Set exercise:
Among the entries that follow, locate the line with "Reproduce this chart with D3.js." and the line with "const gridFractions = [0.209, 0.409, 0.606, 0.828];". Output those lines and all lines in between, exactly, minus the pictures.

'''

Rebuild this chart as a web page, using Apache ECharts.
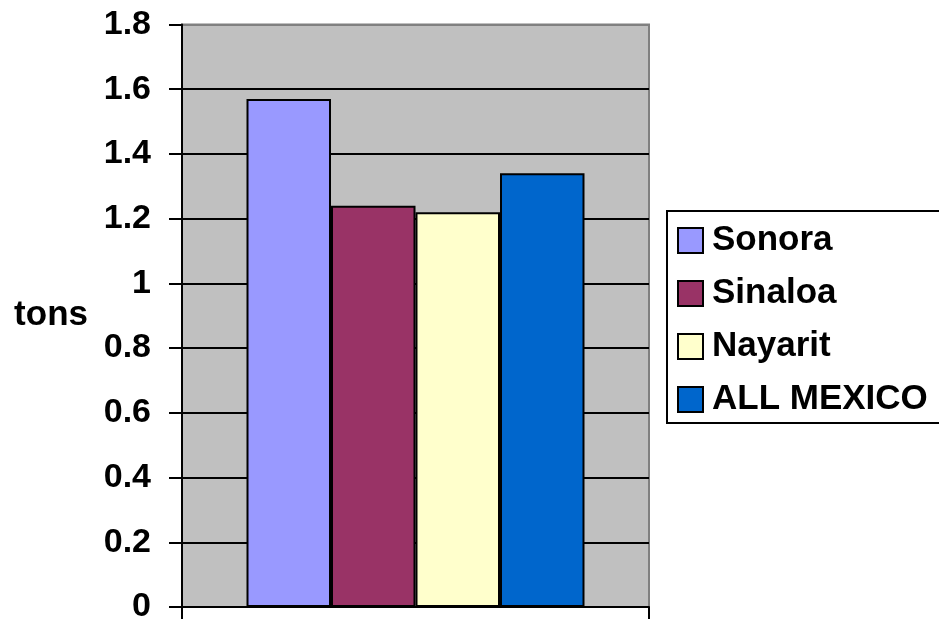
<!DOCTYPE html>
<html>
<head>
<meta charset="utf-8">
<script src="https://cdn.jsdelivr.net/npm/echarts@6/dist/echarts.min.js"></script>
<style>
  html, body { margin: 0; padding: 0; background: #fff; }
  #chart { width: 939px; height: 624px; }
</style>
</head>
<body>
<div id="chart"></div>
<script>
var regions = ['Sonora', 'Sinaloa', 'Nayarit', 'ALL MEXICO'];
var tonsValues = [1.57, 1.24, 1.22, 1.34];
var barColors = ['#9999FF', '#993366', '#FFFFCC', '#0066CC'];
var categories = [''];

var font = 'Arial, "Liberation Sans", sans-serif';

var myChart = echarts.init(document.getElementById('chart'));

var series = [];
for (var i = 0; i < regions.length; i++) {
    series.push({
        name: regions[i],
        type: 'bar',
        barWidth: 84.5,
        barGap: '0%',
        itemStyle: {
            color: barColors[i],
            borderColor: '#000',
            borderWidth: 2
        },
        data: [tonsValues[i]]
    });
}

var option = {
    animation: false,
    grid: {
        left: 182,
        right: 290,
        top: 24.5,
        bottom: 14.5,
        show: true,
        backgroundColor: '#C0C0C0',
        borderColor: '#808080',
        borderWidth: 2
    },
    legend: {
        orient: 'vertical',
        left: 667,
        top: 211,
        padding: [12, 24, 6, 10],
        itemWidth: 25,
        itemHeight: 25,
        itemGap: 18,
        borderColor: '#000',
        borderWidth: 2,
        backgroundColor: '#fff',
        icon: 'rect',
        data: regions,
        textStyle: {
            color: '#000',
            fontFamily: font,
            fontWeight: 'bold',
            fontSize: 35,
            padding: [0, 0, 0, 4]
        }
    },
    xAxis: {
        type: 'category',
        data: categories,
        axisLine: { lineStyle: { color: '#000', width: 2 } },
        axisTick: { show: true, length: 12, lineStyle: { color: '#000', width: 2 } },
        axisLabel: { show: false }
    },
    yAxis: {
        type: 'value',
        min: 0,
        max: 1.8,
        interval: 0.2,
        name: 'tons',
        nameLocation: 'middle',
        nameRotate: 0,
        nameGap: 94,
        nameTextStyle: {
            color: '#000',
            fontFamily: font,
            fontWeight: 'bold',
            fontSize: 35
        },
        axisLine: { show: true, lineStyle: { color: '#000', width: 2 } },
        axisTick: { show: true, length: 13, lineStyle: { color: '#000', width: 2 } },
        axisLabel: {
            margin: 31,
            color: '#000',
            fontFamily: font,
            fontWeight: 'bold',
            fontSize: 34
        },
        splitLine: {
            lineStyle: {
                color: ['#000', '#000', '#000', '#000', '#000', '#000', '#000', '#000', '#000', '#808080'],
                width: 2
            }
        }
    },
    series: series
};

myChart.setOption(option);
</script>
</body>
</html>
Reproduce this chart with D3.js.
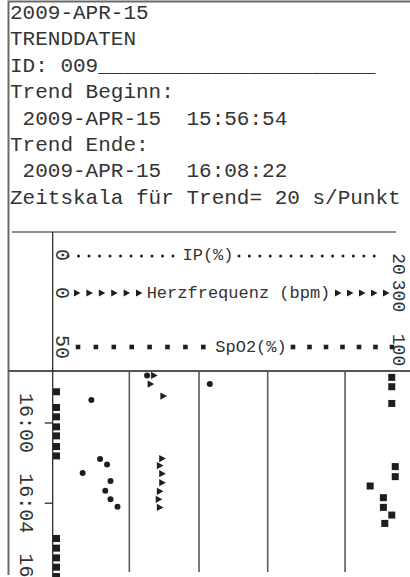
<!DOCTYPE html>
<html>
<head>
<meta charset="utf-8">
<script src="https://cdn.jsdelivr.net/npm/d3@7"></script>
<style>
  html, body { margin: 0; padding: 0; background: #fff; }
  svg { display: block; }
  text { font-family: "Courier New", "Liberation Mono", monospace; fill: #333; }
</style>
</head>
<body>
<svg id="chart" width="410" height="577"></svg>
<script>
// ---- Report header ----
const headerLines = [
  "2009-APR-15",
  "TRENDDATEN",
  "ID: 009______________________",
  "Trend Beginn:",
  " 2009-APR-15  15:56:54",
  "Trend Ende:",
  " 2009-APR-15  16:08:22",
  "Zeitskala für Trend= 20 s/Punkt"
];

// ---- Trend parameters (legend rows) ----
const paramNames = ["IP(%)", "Herzfrequenz (bpm)", "SpO2(%)"];
const paramMin = [0, 0, 50];
const paramMax = [20, 300, 100];
const paramMinLabels = ["0", "0", "50"];
const paramMaxLabels = ["20", "300", "100"];

// ---- Time axis ----
const trendDate = "2009-04-15";
const timeTicks = ["16:00", "16:04", "16:08"];

// ---- IP(%) ----
const ipTimes = ["15:57:39", "15:58:05", "15:58:53", "16:01:49", "16:02:06",
                 "16:02:31", "16:02:55", "16:03:24", "16:03:50", "16:04:12"];
const ipValues = [5.2, 8.8, 2.0, 2.5, 2.9, 1.5, 3.1, 2.8, 3.1, 3.5];

// ---- Herzfrequenz (bpm) ----
const hrTimes = ["15:57:39", "15:58:05", "15:58:41", "16:01:48", "16:02:09",
                 "16:02:33", "16:03:00", "16:03:26", "16:03:50", "16:04:14"];
const hrValues = [84, 81, 92, 91, 89, 91, 91, 89, 88, 89];

// ---- SpO2(%) ----
const spo2Times = ["15:57:45", "15:58:13", "15:58:28", "15:59:03", "15:59:15",
                   "15:59:43", "16:00:13", "16:00:40", "16:01:12", "16:01:40",
                   "16:02:12", "16:02:42", "16:03:10", "16:03:45", "16:04:14",
                   "16:04:37", "16:05:02", "16:05:47", "16:06:16", "16:06:45",
                   "16:07:13", "16:07:41"];
const spo2Values = [98.1, 98.1, 50, 98.1, 50,
                    50, 50, 50, 50, 50,
                    98.6, 98.6, 95.0, 96.9, 96.9,
                    98.1, 97.1, 50, 50, 50,
                    50, 50];

// ---- Value grid (fraction of full scale) ----
const gridFractions = [0.209, 0.409, 0.606, 0.828];

// ---------------------------------------------------------------
const svg = d3.select("#chart");
const ink = "#1e1e1e";
const parseTime = d3.timeParse("%Y-%m-%d %H:%M:%S");
const toDate = t => parseTime(`${trendDate} ${t.length === 5 ? t + ":00" : t}`);

// Horizontal value scales share one span; each parameter has its own domain
const valueRange = [56.5, 405];
const xScales = paramMin.map((m, i) => d3.scaleLinear().domain([m, paramMax[i]]).range(valueRange));
const xFrac = d3.scaleLinear().domain([0, 1]).range(valueRange);

// Vertical time scale: time runs down the page
const yTime = d3.scaleTime()
  .domain([toDate("16:00"), toDate("16:04")])
  .range([422.5, 502.7]);

// ---- Frame ----
svg.append("path")
  .attr("d", "M410,1.5 H8.5 V575")
  .attr("fill", "none").attr("stroke", "#6a6a6a").attr("stroke-width", 2);

// ---- Header text ----
svg.append("g").selectAll("text")
  .data(headerLines)
  .join("text")
  .attr("x", 10)
  .attr("y", (d, i) => 19 + i * 26.4)
  .attr("font-size", 21)
  .attr("xml:space", "preserve")
  .style("white-space", "pre")
  .text(d => d);

// ---- Legend box lines ----
const axisX = 52.7;
const legendTop = 232, plotTop = 371, gridBottom = 572;
svg.append("line").attr("x1", 12).attr("x2", 396).attr("y1", legendTop).attr("y2", legendTop)
  .attr("stroke", ink).attr("stroke-width", 1.2);
svg.append("line").attr("x1", 8).attr("x2", 410).attr("y1", plotTop).attr("y2", plotTop)
  .attr("stroke", "#555").attr("stroke-width", 2);

// ---- Legend rows ----
const rowY = [255, 293, 347];
const legendFont = 17;
const legendCenter = [208, 238.5, 251];
// marker runs on either side of each label: [start, end, step]
const legendRuns = [
  [[68, 178, 10.5], [239, 384, 10.4]],
  [[77, 139, 12.4], [338, 386, 12]],
  [[78, 204, 17.9], [293, 392, 16.5]]
];
const maxLabelY = [264, 296, 350];

const legend = svg.append("g");
paramNames.forEach((name, i) => {
  const g = legend.append("g");
  g.append("text")
    .attr("x", legendCenter[i]).attr("y", rowY[i] + 5)
    .attr("text-anchor", "middle")
    .attr("font-size", legendFont)
    .attr("xml:space", "preserve").style("white-space", "pre")
    .text(name);
  const pts = legendRuns[i].flatMap(([a, b, s]) => d3.range(a, b + 0.1, s));
  if (i === 0) {
    g.selectAll("circle").data(pts).join("circle")
      .attr("cx", d => d).attr("cy", rowY[i] + 1).attr("r", 1.5).attr("fill", ink);
  } else if (i === 1) {
    g.selectAll("path").data(pts).join("path")
      .attr("d", "M-3,-3.5 L3.5,0 L-3,3.5 Z")
      .attr("transform", d => `translate(${d},${rowY[i]})`).attr("fill", ink);
  } else {
    g.selectAll("rect").data(pts).join("rect")
      .attr("x", d => d - 2.3).attr("y", rowY[i] - 2.3).attr("width", 4.6).attr("height", 4.6).attr("fill", ink);
  }
  // rotated scale ends
  g.append("text").attr("font-size", 20).attr("text-anchor", "middle")
    .attr("transform", `translate(55.5,${rowY[i]}) rotate(90)`).text(paramMinLabels[i]);
  g.append("text").attr("font-size", 18).attr("text-anchor", "middle")
    .attr("transform", `translate(393,${maxLabelY[i]}) rotate(90)`).text(paramMaxLabels[i]);
});

// ---- Value grid ----
svg.append("g").selectAll("line")
  .data(gridFractions)
  .join("line")
  .attr("x1", d => xFrac(d)).attr("x2", d => xFrac(d))
  .attr("y1", plotTop).attr("y2", gridBottom)
  .attr("stroke", "#5a5a5a").attr("stroke-width", 1.6);

// ---- Time axis (vertical, labels rotated) ----
svg.append("line").attr("x1", axisX).attr("x2", axisX).attr("y1", legendTop).attr("y2", 577)
  .attr("stroke", ink).attr("stroke-width", 1.2);

const timeAxis = d3.axisLeft(yTime)
  .tickValues(timeTicks.map(toDate))
  .tickSize(8)
  .tickFormat(d3.timeFormat("%H:%M"));

const axisG = svg.append("g")
  .attr("transform", `translate(${axisX},0)`)
  .call(timeAxis);
axisG.select(".domain").remove();
axisG.selectAll(".tick line").attr("stroke", ink).attr("stroke-width", 1.2);
axisG.selectAll(".tick text")
  .attr("x", null).attr("dy", null)
  .attr("font-family", null)
  .attr("font-size", 20)
  .attr("fill", "#333")
  .attr("text-anchor", "middle")
  .attr("transform", "translate(-32.5,0) rotate(90)");

// ---- Data marks ----
const plot = svg.append("g");

const spo2 = spo2Times.map((t, i) => ({ t: toDate(t), v: spo2Values[i] }));
plot.append("g").selectAll("rect")
  .data(spo2)
  .join("rect")
  .attr("x", d => xScales[2](d.v) - 3.5)
  .attr("y", d => yTime(d.t) - 3.5)
  .attr("width", 7).attr("height", 7)
  .attr("fill", ink);

const hr = hrTimes.map((t, i) => ({ t: toDate(t), v: hrValues[i] }));
plot.append("g").selectAll("path")
  .data(hr)
  .join("path")
  .attr("d", "M-3,-3.6 L3.6,0 L-3,3.6 Z")
  .attr("transform", d => `translate(${xScales[1](d.v)},${yTime(d.t)})`)
  .attr("fill", ink);

const ip = ipTimes.map((t, i) => ({ t: toDate(t), v: ipValues[i] }));
plot.append("g").selectAll("circle")
  .data(ip)
  .join("circle")
  .attr("cx", d => xScales[0](d.v))
  .attr("cy", d => yTime(d.t))
  .attr("r", 3)
  .attr("fill", ink);
</script>
</body>
</html>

'''

Response:
Reproduce this chart with D3.js.
<!DOCTYPE html>
<html>
<head>
<meta charset="utf-8">
<script src="https://cdn.jsdelivr.net/npm/d3@7"></script>
<style>
  html, body { margin: 0; padding: 0; background: #fff; }
  svg { display: block; }
  text { font-family: "Courier New", "Liberation Mono", monospace; fill: #333; }
</style>
</head>
<body>
<svg id="chart" width="410" height="577"></svg>
<script>
// ---- Report header ----
const headerLines = [
  "2009-APR-15",
  "TRENDDATEN",
  "ID: 009______________________",
  "Trend Beginn:",
  " 2009-APR-15  15:56:54",
  "Trend Ende:",
  " 2009-APR-15  16:08:22",
  "Zeitskala für Trend= 20 s/Punkt"
];

// ---- Trend parameters (legend rows) ----
const paramNames = ["IP(%)", "Herzfrequenz (bpm)", "SpO2(%)"];
const paramMin = [0, 0, 50];
const paramMax = [20, 300, 100];
const paramMinLabels = ["0", "0", "50"];
const paramMaxLabels = ["20", "300", "100"];

// ---- Time axis ----
const trendDate = "2009-04-15";
const timeTicks = ["16:00", "16:04", "16:08"];

// ---- IP(%) ----
const ipTimes = ["15:57:39", "15:58:05", "15:58:53", "16:01:49", "16:02:06",
                 "16:02:31", "16:02:55", "16:03:24", "16:03:50", "16:04:12"];
const ipValues = [5.2, 8.8, 2.0, 2.5, 2.9, 1.5, 3.1, 2.8, 3.1, 3.5];

// ---- Herzfrequenz (bpm) ----
const hrTimes = ["15:57:39", "15:58:05", "15:58:41", "16:01:48", "16:02:09",
                 "16:02:33", "16:03:00", "16:03:26", "16:03:50", "16:04:14"];
const hrValues = [84, 81, 92, 91, 89, 91, 91, 89, 88, 89];

// ---- SpO2(%) ----
const spo2Times = ["15:57:45", "15:58:13", "15:58:28", "15:59:03", "15:59:15",
                   "15:59:43", "16:00:13", "16:00:40", "16:01:12", "16:01:40",
                   "16:02:12", "16:02:42", "16:03:10", "16:03:45", "16:04:14",
                   "16:04:37", "16:05:02", "16:05:47", "16:06:16", "16:06:45",
                   "16:07:13", "16:07:41"];
const spo2Values = [98.1, 98.1, 50, 98.1, 50,
                    50, 50, 50, 50, 50,
                    98.6, 98.6, 95.0, 96.9, 96.9,
                    98.1, 97.1, 50, 50, 50,
                    50, 50];

// ---- Value grid (fraction of full scale) ----
const gridFractions = [0.209, 0.409, 0.606, 0.828];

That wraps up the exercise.